I am a Clinical Psychologist (Ph.D). I have used NLP as a component of what I do as a psychotherapist for many years. I think this book is excellent on several levels. It is an NLP book, but it is more than that. It comes from an NLP perspective and does very well explaining and synthesizing the use of the NLP in the context of psychotherapy. What is unique about the book is that it links NLP techniques with the models used by other forms of therapy. Further it sites research, gives quality examples, and makes connections between several diverse approaches.
First the book provides a useful discussion of how NLP relates to neurology. It discusses several aspects of the model (representational, systems, submodalities, emotional states, etc.) and relates it how the brain functions. A discussion of the state-dependent qualities of neural encoding and the implications of this for intervention was fascinating. I have read many NLP books and Dr. Bolstad's presentation of this material was the clearest, most science based, linkage between NLP and how the brain functions that I have read.
The next section of the book categorizes NLP interventions into ten categories (such as anchoring, tasking, and linguistic reframing etc.) and goes through each, gives a case example, and then describes how these processes are evident in other models of psychotherapy. This section left me wanting more, as it was both provocative and integrative.
The last major section of the book presents the RESOLVE model, which is essentially a brief solution focused psychotherapy approach, informed by NLP propositions (and presuppositions). Because of the ideas the author chooses to explain and explore this was much more than his slant on brief therapy. For instance he describes a Personal Strengths model, relating NLP terms to Jung's model of personality! The implications of his model to choosing the appropriate interventions are very useful and compelling.

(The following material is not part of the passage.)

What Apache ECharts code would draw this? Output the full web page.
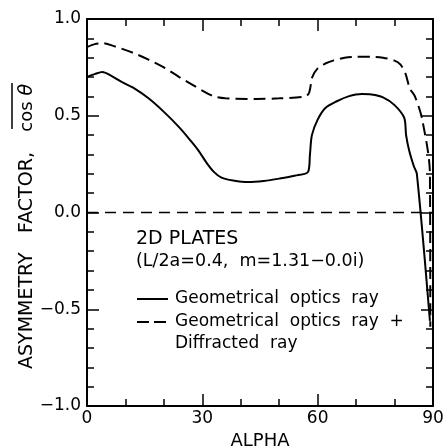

In sum this book impressed me. It is packed with useful information, explanation, and ideas to consider. It is extensively referenced, citing research, other NLP developers' ideas, and indeed non-NLP models of change. This is not a book focused on NLP "pyrotechnics" (his term), rather it is integrative and practical. It notes that NLP frames are useful for explaining what therapist from many orientations do, while respecting what others do. Psychotherapist, NLP practitioners and trainers, and researchers should read this book. I recommend it very highly.